The act may make the ruble more stable than the U.S. dollar, which is not tied to a gold standard. Economists are also predicting that China may be making a similar move toward a gold-backed yuan.

The moves may be part of a strategy to move international trade away from the use of the U.S. dollar, according to Ronan Manly of Singapore’s BullionStar.

“China and Russia have both been aggressively accumulating their official gold reserves over the last 10– 15 years,” Manly said. Only a decade ago, each of them held “around or less than 400 tons, but now both [of] these nations hold a combined 3,670 tons of gold.”

Both countries have also been seeking to stockpile new gold through gold-mining ventures. China is the world’s largest gold producer, producing an estimated 370 metric tons in 2021.

Russia was the third-largest gold producer in 2021, behind Australia. However, Russia is now on pace to overtake China and Australia in global gold output as it expands mining operations.

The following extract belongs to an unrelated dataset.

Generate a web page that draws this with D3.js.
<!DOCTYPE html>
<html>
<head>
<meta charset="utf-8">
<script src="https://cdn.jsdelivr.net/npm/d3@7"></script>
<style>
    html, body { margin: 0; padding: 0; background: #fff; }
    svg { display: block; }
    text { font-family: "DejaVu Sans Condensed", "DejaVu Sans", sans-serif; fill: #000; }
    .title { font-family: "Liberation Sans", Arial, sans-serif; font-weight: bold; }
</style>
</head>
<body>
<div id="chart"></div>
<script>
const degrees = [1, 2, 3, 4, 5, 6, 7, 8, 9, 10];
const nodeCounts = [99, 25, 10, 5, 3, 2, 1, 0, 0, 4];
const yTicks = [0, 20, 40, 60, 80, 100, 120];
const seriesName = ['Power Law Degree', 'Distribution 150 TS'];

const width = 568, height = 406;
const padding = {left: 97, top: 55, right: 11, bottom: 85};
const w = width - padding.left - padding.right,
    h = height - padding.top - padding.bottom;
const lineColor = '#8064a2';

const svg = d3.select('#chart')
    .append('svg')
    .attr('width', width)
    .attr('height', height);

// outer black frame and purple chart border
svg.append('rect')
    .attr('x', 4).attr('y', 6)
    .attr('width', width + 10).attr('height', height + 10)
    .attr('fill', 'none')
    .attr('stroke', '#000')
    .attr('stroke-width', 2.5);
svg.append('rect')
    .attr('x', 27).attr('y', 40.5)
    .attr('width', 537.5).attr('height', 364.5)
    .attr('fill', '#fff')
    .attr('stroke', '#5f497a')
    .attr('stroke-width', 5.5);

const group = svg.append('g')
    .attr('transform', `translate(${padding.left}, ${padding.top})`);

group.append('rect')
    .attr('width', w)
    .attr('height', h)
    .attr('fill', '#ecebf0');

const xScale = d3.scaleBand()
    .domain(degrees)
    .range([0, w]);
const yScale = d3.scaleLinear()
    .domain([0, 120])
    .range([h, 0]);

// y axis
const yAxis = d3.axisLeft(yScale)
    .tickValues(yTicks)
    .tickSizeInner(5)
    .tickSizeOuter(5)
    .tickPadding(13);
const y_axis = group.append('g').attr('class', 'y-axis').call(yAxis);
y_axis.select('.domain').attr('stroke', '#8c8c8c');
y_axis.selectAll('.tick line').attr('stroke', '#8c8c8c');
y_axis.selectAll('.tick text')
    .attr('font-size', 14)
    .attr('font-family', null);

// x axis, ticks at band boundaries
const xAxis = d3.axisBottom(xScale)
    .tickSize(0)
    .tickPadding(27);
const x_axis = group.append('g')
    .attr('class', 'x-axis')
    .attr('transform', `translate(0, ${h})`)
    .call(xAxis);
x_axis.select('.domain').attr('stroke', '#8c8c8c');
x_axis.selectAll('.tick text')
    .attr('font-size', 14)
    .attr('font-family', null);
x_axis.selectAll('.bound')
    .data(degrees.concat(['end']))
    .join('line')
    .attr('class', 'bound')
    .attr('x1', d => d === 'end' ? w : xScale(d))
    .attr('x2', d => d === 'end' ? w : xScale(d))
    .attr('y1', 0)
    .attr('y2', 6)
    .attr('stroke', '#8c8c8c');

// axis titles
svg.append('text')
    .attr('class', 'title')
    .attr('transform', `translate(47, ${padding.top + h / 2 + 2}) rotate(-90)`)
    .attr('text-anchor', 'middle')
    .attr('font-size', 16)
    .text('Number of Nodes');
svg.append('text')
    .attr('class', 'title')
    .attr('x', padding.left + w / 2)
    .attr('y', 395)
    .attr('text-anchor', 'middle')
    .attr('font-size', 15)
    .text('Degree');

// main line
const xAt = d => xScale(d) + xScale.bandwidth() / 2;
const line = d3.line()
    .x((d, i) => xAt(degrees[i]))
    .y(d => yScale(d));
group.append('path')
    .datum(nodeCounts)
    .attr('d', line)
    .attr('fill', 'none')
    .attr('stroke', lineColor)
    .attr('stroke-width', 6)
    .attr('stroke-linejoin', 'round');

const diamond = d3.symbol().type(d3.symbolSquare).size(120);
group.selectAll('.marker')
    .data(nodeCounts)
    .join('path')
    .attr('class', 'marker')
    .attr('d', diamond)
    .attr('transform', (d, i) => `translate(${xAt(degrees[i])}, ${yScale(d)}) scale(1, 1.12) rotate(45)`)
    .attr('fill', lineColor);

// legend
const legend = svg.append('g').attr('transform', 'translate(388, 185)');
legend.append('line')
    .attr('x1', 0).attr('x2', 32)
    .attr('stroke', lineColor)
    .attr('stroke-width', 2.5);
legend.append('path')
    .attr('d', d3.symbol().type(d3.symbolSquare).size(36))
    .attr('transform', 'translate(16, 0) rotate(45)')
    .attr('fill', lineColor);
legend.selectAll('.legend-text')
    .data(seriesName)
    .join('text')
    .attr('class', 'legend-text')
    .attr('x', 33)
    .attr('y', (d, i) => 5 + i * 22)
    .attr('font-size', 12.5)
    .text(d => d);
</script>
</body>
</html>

The Institute of Geotechnologies predicts Russia will become the world’s largest gold producer in the next decade if it continues on its current growth trajectory.

The move to a gold-backed ruble also allows Russia to circumvent sanctions placed by the U.S. due to the invasion of Ukraine. Though the U.S. sanctions preventing transactions with the Russian Central Bank also apply to the sale of gold, gold sales are much more challenging to monitor.

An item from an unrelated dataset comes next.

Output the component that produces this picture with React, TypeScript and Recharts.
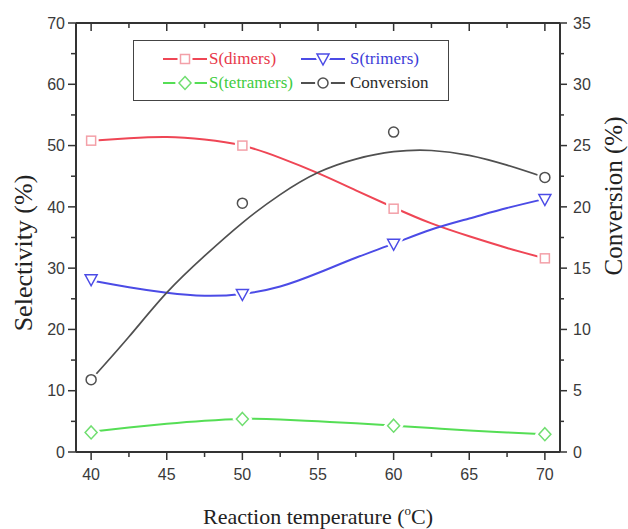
import React from 'react';
import { ComposedChart, Line, Scatter, XAxis, YAxis, Legend } from 'recharts';

// measured points
const temperatures = [40, 50, 60, 70];
const dimersMeasured = [50.8, 50.0, 39.7, 31.6];
const trimersMeasured = [28.1, 25.7, 33.9, 41.2];
const tetramersMeasured = [3.2, 5.4, 4.3, 2.9];
const conversionMeasured = [5.9, 20.3, 26.1, 22.4];

// fitted curves
const fitTemperatures = [40, 42.5, 45, 47.5, 50, 52.5, 55, 57.5, 60, 62.5, 65, 67.5, 70];
const dimersFit = [50.8, 51.2, 51.4, 51.0, 50.0, 48.0, 45.5, 42.7, 39.9, 37.3, 35.2, 33.3, 31.6];
const trimersFit = [28.0, 26.9, 26.0, 25.5, 25.8, 27.0, 29.2, 31.7, 34.0, 36.3, 38.1, 39.8, 41.3];
const tetramersFit = [3.3, 4.0, 4.6, 5.1, 5.4, 5.3, 5.0, 4.7, 4.3, 3.9, 3.5, 3.2, 2.9];
const conversionFit = [5.9, 9.4, 13.0, 16.0, 18.7, 21.0, 22.8, 23.9, 24.5, 24.6, 24.2, 23.4, 22.4];

// ticks
const xTicks = [40, 42.5, 45, 47.5, 50, 52.5, 55, 57.5, 60, 62.5, 65, 67.5, 70];
const leftTicks = [0, 5, 10, 15, 20, 25, 30, 35, 40, 45, 50, 55, 60, 65, 70];
const rightTicks = [0, 2.5, 5, 7.5, 10, 12.5, 15, 17.5, 20, 22.5, 25, 27.5, 30, 32.5, 35];

const pts = (xs: number[], ys: number[]) => xs.map((x, i) => ({ x, y: ys[i] }));

const AXIS = '#333';
const TICK_FONT = "'Liberation Sans', Arial, sans-serif";
const SERIF = "'Liberation Serif', 'Times New Roman', serif";

const C = {
  dimers: '#ef4655',
  dimersMarker: '#f3a0a8',
  trimers: '#4b4be6',
  tetramers: '#55de55',
  tetramersMarker: '#70de70',
  conversion: '#505050',
};

function BottomTick(props: any) {
  const { x, y, payload } = props;
  const v = payload.value;
  const major = v % 5 === 0;
  return (
    <g>
      <line x1={x} x2={x} y1={y} y2={y + (major ? 8 : 5)} stroke={AXIS} strokeWidth={1.5} />
      {major && (
        <text x={x} y={y + 28} textAnchor="middle" fontFamily={TICK_FONT} fontSize={16} fill="#3a3a3a">
          {v}
        </text>
      )}
    </g>
  );
}

function TopTick(props: any) {
  const { x, y, payload } = props;
  const major = payload.value % 5 === 0;
  return <line x1={x} x2={x} y1={y} y2={y + (major ? 8 : 5)} stroke={AXIS} strokeWidth={1.5} />;
}

function LeftTick(props: any) {
  const { x, y, payload } = props;
  const v = payload.value;
  const major = v % 10 === 0;
  return (
    <g>
      <line x1={x} x2={x - (major ? 8 : 5)} y1={y} y2={y} stroke={AXIS} strokeWidth={1.5} />
      {major && (
        <text x={x - 11} y={y + 5.7} textAnchor="end" fontFamily={TICK_FONT} fontSize={16} fill="#3a3a3a">
          {v}
        </text>
      )}
    </g>
  );
}

function RightTick(props: any) {
  const { x, y, payload } = props;
  const v = payload.value;
  const major = v % 5 === 0;
  return (
    <g>
      <line x1={x} x2={x + (major ? 7 : 4)} y1={y} y2={y} stroke={AXIS} strokeWidth={1.5} />
      {major && (
        <text x={x + 13} y={y + 5.7} textAnchor="start" fontFamily={TICK_FONT} fontSize={16} fill="#3a3a3a">
          {v}
        </text>
      )}
    </g>
  );
}

function Marker(props: any) {
  const { cx, cy, kind, color } = props;
  if (cx == null || cy == null) return null;
  const mk = (extra: any) => {
    if (kind === 'square') return <rect x={cx - 4.5} y={cy - 4.5} width={9} height={9} {...extra} />;
    if (kind === 'circle') return <circle cx={cx} cy={cy} r={5} {...extra} />;
    if (kind === 'triangle')
      return <polygon points={`${cx - 6},${cy - 5} ${cx + 6},${cy - 5} ${cx},${cy + 6}`} {...extra} />;
    return <polygon points={`${cx},${cy - 6.5} ${cx + 6},${cy} ${cx},${cy + 6.5} ${cx - 6},${cy}`} {...extra} />;
  };
  return (
    <g>
      {mk({ fill: '#fff', stroke: '#fff', strokeWidth: 6 })}
      {mk({ fill: '#fff', stroke: color, strokeWidth: 1.5 })}
    </g>
  );
}

const legendItems = [
  { name: 'S(dimers)', line: C.dimers, marker: C.dimersMarker, kind: 'square', text: '#e8384a', col: 0, row: 0 },
  { name: 'S(trimers)', line: C.trimers, marker: C.trimers, kind: 'triangle', text: '#3c3cd8', col: 1, row: 0 },
  { name: 'S(tetramers)', line: C.tetramers, marker: C.tetramersMarker, kind: 'diamond', text: '#3fcc3f', col: 0, row: 1 },
  { name: 'Conversion', line: C.conversion, marker: C.conversion, kind: 'circle', text: '#2a2a2a', col: 1, row: 1 },
];

function LegendBox() {
  return (
    <div
      style={{
        position: 'relative',
        width: 316,
        height: 61,
        border: '1.5px solid #444',
        boxSizing: 'border-box',
        background: '#fff',
      }}
    >
      {legendItems.map((it) => {
        const left = it.col === 0 ? 29 : 167;
        const top = it.row === 0 ? 18 : 42;
        return (
          <div
            key={it.name}
            style={{ position: 'absolute', left, top: top - 11, height: 22, display: 'flex', alignItems: 'center' }}
          >
            <svg width={44} height={22} style={{ display: 'block' }}>
              <line x1={0} x2={44} y1={11} y2={11} stroke={it.line} strokeWidth={1.8} />
              <Marker cx={22} cy={11} kind={it.kind} color={it.marker} />
            </svg>
            <span
              style={{
                fontFamily: SERIF,
                fontSize: 17,
                color: it.text,
                marginLeft: it.col === 0 ? 2 : 5,
                whiteSpace: 'nowrap',
                lineHeight: '22px',
              }}
            >
              {it.name}
            </span>
          </div>
        );
      })}
    </div>
  );
}

const XTitle = (p: any) => {
  const vb = p.viewBox || {};
  const cx = vb.x + vb.width / 2;
  return (
    <text x={cx} y={vb.y + 72} textAnchor="middle" fontFamily={SERIF} fontSize={22} fill="#222">
      Reaction temperature (
      <tspan fontSize={13} dy={-9}>
        o
      </tspan>
      <tspan dy={9}>C)</tspan>
    </text>
  );
};

const LeftTitle = (p: any) => {
  const vb = p.viewBox || {};
  const x = vb.x + 23;
  const y = vb.y + 230;
  return (
    <text
      x={x}
      y={y}
      transform={`rotate(-90, ${x}, ${y})`}
      textAnchor="middle"
      dominantBaseline="central"
      fontFamily={SERIF}
      fontSize={26}
      fill="#222"
    >
      Selectivity (%)
    </text>
  );
};

const RightTitle = (p: any) => {
  const vb = p.viewBox || {};
  const x = vb.x + 53;
  const y = vb.y + 173;
  return (
    <text
      x={x}
      y={y}
      transform={`rotate(-90, ${x}, ${y})`}
      textAnchor="middle"
      dominantBaseline="central"
      fontFamily={SERIF}
      fontSize={25}
      fill="#222"
    >
      Conversion (%)
    </text>
  );
};

export default function App() {
  const axisLine = { stroke: AXIS, strokeWidth: 2 };
  return (
    <div style={{ position: 'absolute', left: 0, top: 0, width: 628, height: 529, background: '#fff' }}>
      <ComposedChart width={628} height={529} margin={{ top: 23, right: 0, bottom: 0, left: 0 }}>
        <XAxis
          xAxisId="bottom"
          dataKey="x"
          type="number"
          domain={[39, 71]}
          ticks={xTicks}
          interval={0}
          height={77}
          tickSize={0}
          tickMargin={0}
          tickLine={false}
          tick={<BottomTick />}
          axisLine={axisLine}
          allowDataOverflow
          label={XTitle}
        />
        <XAxis
          xAxisId="top"
          orientation="top"
          mirror
          dataKey="x"
          type="number"
          domain={[39, 71]}
          ticks={xTicks}
          interval={0}
          tickSize={0}
          tickMargin={0}
          tickLine={false}
          tick={<TopTick />}
          axisLine={axisLine}
          allowDataOverflow
        />
        <YAxis
          yAxisId="left"
          dataKey="y"
          type="number"
          domain={[0, 70]}
          ticks={leftTicks}
          interval={0}
          width={76}
          tickSize={0}
          tickMargin={0}
          tickLine={false}
          tick={<LeftTick />}
          axisLine={axisLine}
          allowDataOverflow
          label={LeftTitle}
        />
        <YAxis
          yAxisId="right"
          orientation="right"
          dataKey="y"
          type="number"
          domain={[0, 35]}
          ticks={rightTicks}
          interval={0}
          width={68}
          tickSize={0}
          tickMargin={0}
          tickLine={false}
          tick={<RightTick />}
          axisLine={axisLine}
          allowDataOverflow
          label={RightTitle}
        />

        <Line xAxisId="bottom" yAxisId="left" data={pts(fitTemperatures, dimersFit)} dataKey="y" type="natural"
          stroke={C.dimers} strokeWidth={2} dot={false} activeDot={false} isAnimationActive={false} />
        <Line xAxisId="bottom" yAxisId="left" data={pts(fitTemperatures, trimersFit)} dataKey="y" type="natural"
          stroke={C.trimers} strokeWidth={2} dot={false} activeDot={false} isAnimationActive={false} />
        <Line xAxisId="bottom" yAxisId="left" data={pts(fitTemperatures, tetramersFit)} dataKey="y" type="natural"
          stroke={C.tetramers} strokeWidth={2} dot={false} activeDot={false} isAnimationActive={false} />
        <Line xAxisId="bottom" yAxisId="right" data={pts(fitTemperatures, conversionFit)} dataKey="y" type="natural"
          stroke={C.conversion} strokeWidth={1.7} dot={false} activeDot={false} isAnimationActive={false} />

        <Scatter xAxisId="bottom" yAxisId="left" data={pts(temperatures, dimersMeasured)} isAnimationActive={false}
          shape={(p: any) => <Marker cx={p.cx} cy={p.cy} kind="square" color={C.dimersMarker} />} />
        <Scatter xAxisId="bottom" yAxisId="left" data={pts(temperatures, trimersMeasured)} isAnimationActive={false}
          shape={(p: any) => <Marker cx={p.cx} cy={p.cy} kind="triangle" color={C.trimers} />} />
        <Scatter xAxisId="bottom" yAxisId="left" data={pts(temperatures, tetramersMeasured)} isAnimationActive={false}
          shape={(p: any) => <Marker cx={p.cx} cy={p.cy} kind="diamond" color={C.tetramersMarker} />} />
        <Scatter xAxisId="bottom" yAxisId="right" data={pts(temperatures, conversionMeasured)} isAnimationActive={false}
          shape={(p: any) => <Marker cx={p.cx} cy={p.cy} kind="circle" color={C.conversion} />} />

        <Legend
          layout="vertical"
          align="center"
          verticalAlign="middle"
          content={() => <LegendBox />}
          wrapperStyle={{ position: 'absolute', left: 133, top: 40, width: 316, height: 61, right: 'auto', bottom: 'auto' }}
        />
      </ComposedChart>
    </div>
  );
}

For example, when the U.S. put Venezuela under sanctions, the South American country was able to route gold sales through Turkey and Uganda. Analysts predict that Russia could deploy similar tactics by selling its gold to India, China, or Kazakhstan.

“They can definitely find ways to still sell their gold,” said Jeffrey Christian, managing partner at precious metals research and consulting firm CPM Group. He has been following gold trading for several decades. “Gold has been loved by people for millennia, partly because of the secrecy of it all.”

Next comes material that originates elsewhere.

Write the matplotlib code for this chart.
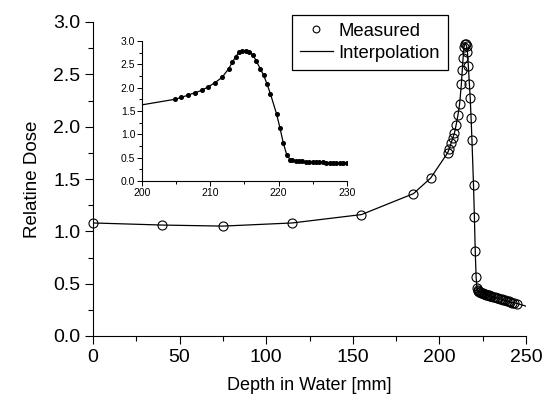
import matplotlib

matplotlib.use("Agg")
import matplotlib.pyplot as plt
from matplotlib.ticker import MultipleLocator, FormatStrFormatter

plt.rcParams["font.family"] = ["Liberation Sans", "DejaVu Sans"]

# measured depth-dose points (depth mm, relative dose)
depth = [0, 40, 75, 115, 155, 185, 195,
         204.75, 205.7, 206.7, 207.7, 208.7, 209.7, 210.7, 211.7,
         212.7, 213.2, 213.7, 214.2, 214.7, 215.2, 215.7, 216.2,
         216.7, 217.3, 217.8, 218.3, 218.8, 219.7, 220.2, 220.7,
         221.2, 221.7,
         222.0, 222.5, 223.0, 223.5, 224.0, 224.5, 225.0, 225.5,
         226.0, 226.5, 227.0, 227.5, 228.0, 228.5, 229.0, 229.5,
         230.0, 231.0, 232.0, 233.0, 234.0, 235.0, 236.0, 237.0,
         238.0, 239.0, 240.0, 241.0, 242.0, 243.0, 245.0]
dose = [1.08, 1.06, 1.05, 1.08, 1.16, 1.36, 1.51,
        1.75, 1.79, 1.84, 1.89, 1.94, 2.02, 2.11, 2.22,
        2.41, 2.54, 2.66, 2.76, 2.79, 2.79, 2.77, 2.71,
        2.58, 2.41, 2.27, 2.08, 1.87, 1.44, 1.14, 0.81,
        0.56, 0.46,
        0.44, 0.43, 0.42, 0.418, 0.415, 0.412, 0.41, 0.405,
        0.40, 0.40, 0.395, 0.393, 0.39, 0.388, 0.385, 0.383,
        0.38, 0.375, 0.37, 0.365, 0.36, 0.355, 0.35, 0.345,
        0.34, 0.335, 0.33, 0.325, 0.32, 0.318, 0.31]

# interpolation curve runs through the points and on to 250 mm
interp_depth = depth + [250]
interp_dose = dose + [0.285]

W, H = 553, 403
fig = plt.figure(figsize=(W / 100, H / 100), dpi=100)
ax = fig.add_axes([93 / W, 1 - 336 / H, 433 / W, 314 / H])

line, = ax.plot(interp_depth, interp_dose, "-", color="black", lw=0.9,
                zorder=2)
pts, = ax.plot(depth, dose, "o", mfc="none", mec="black", ms=6.5, mew=0.8,
               clip_on=False, zorder=3)

ax.set_xlim(0, 250)
ax.set_ylim(0, 3.0)
ax.xaxis.set_major_locator(MultipleLocator(50))
ax.xaxis.set_minor_locator(MultipleLocator(25))
ax.yaxis.set_major_locator(MultipleLocator(0.5))
ax.yaxis.set_minor_locator(MultipleLocator(0.25))
ax.yaxis.set_major_formatter(FormatStrFormatter("%.1f"))
for s in ("top", "right"):
    ax.spines[s].set_visible(False)
ax.tick_params(which="major", direction="out", length=6, width=0.8,
               labelsize=14, pad=3)
ax.tick_params(which="minor", direction="out", length=3.5, width=0.8)
ax.set_xlabel("Depth in Water [mm]", fontsize=13, labelpad=8)
ax.set_ylabel("Relatine Dose", fontsize=13.5, labelpad=9)

# inset: zoom on the Bragg peak
ins = fig.add_axes([142.3 / W, 1 - 181 / H, 204.4 / W, 140 / H])
ins.plot(interp_depth, interp_dose, "-", color="black", lw=0.9)
ins.plot(depth, dose, "o", color="black", ms=2.6)
ins.set_xlim(200, 230)
ins.set_ylim(0, 3.0)
ins.xaxis.set_major_locator(MultipleLocator(10))
ins.xaxis.set_minor_locator(MultipleLocator(5))
ins.yaxis.set_major_locator(MultipleLocator(0.5))
ins.yaxis.set_minor_locator(MultipleLocator(0.25))
ins.yaxis.set_major_formatter(FormatStrFormatter("%.1f"))
for s in ("top", "right"):
    ins.spines[s].set_visible(False)
ins.tick_params(which="major", direction="out", length=3.5, width=0.7,
                labelsize=7.5, pad=1.5)
ins.tick_params(which="minor", direction="out", length=2, width=0.7)

leg = fig.legend([pts, line], ["Measured", "Interpolation"], loc="upper left",
                 bbox_to_anchor=(292 / W, 1 - 15 / H), fontsize=13.3,
                 frameon=True, fancybox=False, framealpha=1,
                 edgecolor="black", handlelength=1.8, handletextpad=0.3,
                 borderpad=0.42, labelspacing=0.28, borderaxespad=0,
                 markerscale=0.75)
leg.get_frame().set_linewidth(0.9)

fig.savefig("out.png", dpi=100)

Russia and China have also been actively investing in silver and other precious metals to advance their economic future. Silver is also called the “poor man’s gold” because it is subject to the same market influences as gold but is cheaper; the metal’s prices reflect economic growth because it has utility and industrial applications.

China is the world’s third-largest producer of silver, while Russia is the world’s sixth-largest producer.

Russia and China have also outpaced the world with rare earth element (REE) investments. REEs are essential elements, such as lithium, cobalt, and copper, used in electronics and renewable energy technologies. Most of the world’s REEs are in Africa, where China and Russia have been aggressively working on mining deals with African nations.

Russia and China are banking on an economic future anchored by hard physical assets. Accordingly, both countries have been on an active quest to accumulate much of the world’s cache of gold, silver, and precious metals. The next few years will reveal how well this strategy pays off.